Burslu okuduğum için İçişleri Bakanlığı, beni hemen Çorum’a Maiyet Memuru (Kaymakamlık stajı) olarak tayin etti. Temmuz’da göreve başladım. Temmuz ayı sonlarında vali birkaç gün Çorum dışına çıkmıştı. Özel idarede çalışan arkadaşlar, stajiyer olduğun için, benim Valilik makamında oturmam gerektiğini söylediler. Bir gün orta yaşlı bir kişi elinde bir dilekçeyle içeri girdi. Çorum’da mecburi ikamete tabii tutulduğunu, Ağrı’lı olduğunu, bir yakınının vefat ettiğini, taziye ziyareti için izin istediğini söylemişti. Dilekçesini il emniyet müdürlüğüne havale etmiştim. Daha sonra il emniyet müdürlüğüne gidip bu kişiye izin verilmesinde bir sakınca yoktur, şeklinde konuşmuştum. Daha sonraki hayatımda bu kişinin Kazım Yıldırım olduğunu fark edecektim.
1964 yılı sonlarında Atatürk Üniversitesi’nde göreve başladığımda, mecburi hizmet Milli Eğitim Bakanlığı’na devredilmişti. O zaman Atatürk Üniversitesi Milli Eğitim Bakanlığı’na bağlıydı.

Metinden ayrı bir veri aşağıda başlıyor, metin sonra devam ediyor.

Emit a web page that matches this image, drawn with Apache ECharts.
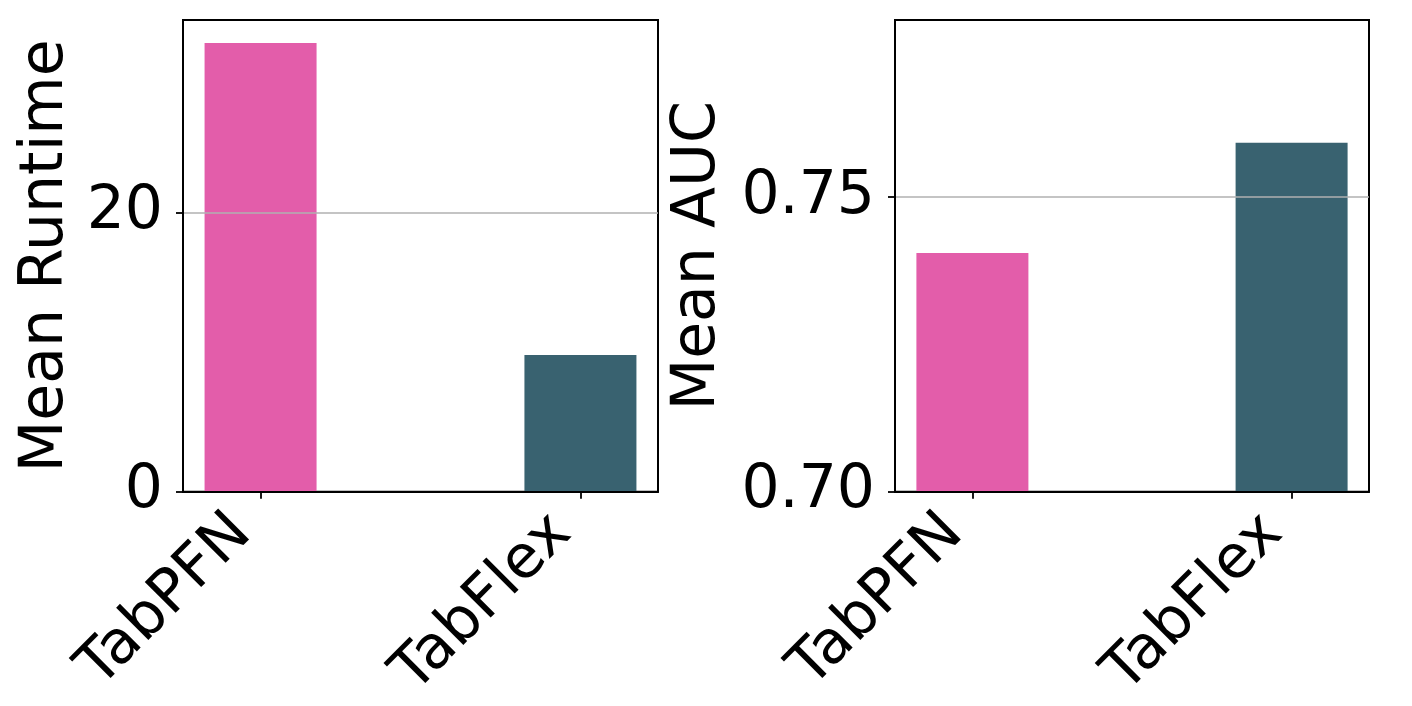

Kazım Yıldırım’la 1967-1968 yıllarında, Doğu Mitingleri döneminde, Ağrı’da, tekrar karşılaştım. O zaman Türkiye İşçi Partisi Ağrı İl Başkanı’ydı. Birbirimize Çorum’ da 1962’de yaşadığımız olayı da hatırlatmıştık. Kazım Yıldırım TİP’in Ankara’da düzenlenen kongrelerine de Ağrı delegesi olarak katılırdı.
O dönemde, Ağrı ve çevresine, Kars, Muş, Bingöl, Tortum, Oltu, Şenkaya gibi alanlara arkadaşlarla beraber sık sık gidip gelirdim. Kazım Yıldırım’la arkadaşlığımız da ilerledi. Bir gün beni Ağrı’daki köyüne götürdü.
Ağrı’dan Patnos’a doğru giden yol Murad Nehri’ne paralel olarak ilerliyor. Hamur’u geçtik. Tutak’a varmadan yolda, arabadan indik. Kazım Yıldırım karşıdaki köye gideceğimizi, burada köprü olmadığını Murad’ı yüzerek geçmemiz gerektiğini söyledi. Sonbahar’dı, Murad’ın suyu azalmıştı ama yine de benim için derindi. Yüzme bilmediğimi, yüzerek geçemeyeceğimi söyledim. Kazım Yıldırım ayakkabısını çıkarıp, beni sırtına alarak geçirmişti. Yanımda çok küçük, hafif bir poşet vardı.
Köyde 3-4 ev vardı. Evlerin etrafında birkaç koyun, eşek, katır otluyordu. Köyde ağaç vs. yoktu. Su Murad Nehri’nden alınıyordu.
Toprak damlı, tek katlı, iki odalı bir eve girdik. Kazım Yıldırım toprak ağası falan değildi. Hatta yoksul bir kişiydi. Sivas Kampı’nda, 1960’da gördüğü işkenceleri anlattı. Dişlerinin çekildiğini, boğazına kadar bok kuyusunda tutulduğunu anlattı. Buna neden olarak da şöyle konuşmuştu: Yıllar önce Irak’a kaçak olarak koyun sürüsü götürmüştüm. Zaho’da bir parkda otururken fotoğrafım çekilmiş. Bu olayla ilgili olarak sorgulama yapıyorlardı. Kiminle görüştün, neler konuştunuz, kim seni gönderdi vs. sorgusu… Bunları anlatırken ister istemez, Adana’da, Balıkesir’de, Eskişehir’de, Aydın’da, Manisa’da bulunan gerçek toprak ağaları aklıma gelmişti. Bu kesime bu tür işkenceler yapılması elbette söz konusu olmazdı.
1960’ların başlarında Yön Dergisi’nde Sivas Kampı’ya ilgili olarak sürgünlerden, Kinyas Kartal’ın ve Faik Bucak’ın açıklamaları yayımlanırdı. Kazım Yıldırım’ın da açıklamaları olmuş. Oturduğumuz odanın tabanı topraktı. Üzerine çul serilmişti. Kazım Yıldırım, çulu bir ucunu kaldırdı. Yön Dergisi’nin ilgili sayılarını, çıkardı, haberleri bana da gösterdi.
Kazım Yıldırım ulusların kendi geleceklerinin belirleme hakkı konusuyla da yakından ilgiliydi. Kürdler hakkında bilgisi de vardı. Bu konuyu konuşurken de çulun öbür köşesini kaldırıp Stalin’in Marksizm ve Milli Mesele kitabını çıkarmıştı. “Bu kitabı birkaç defa okudum” demişti.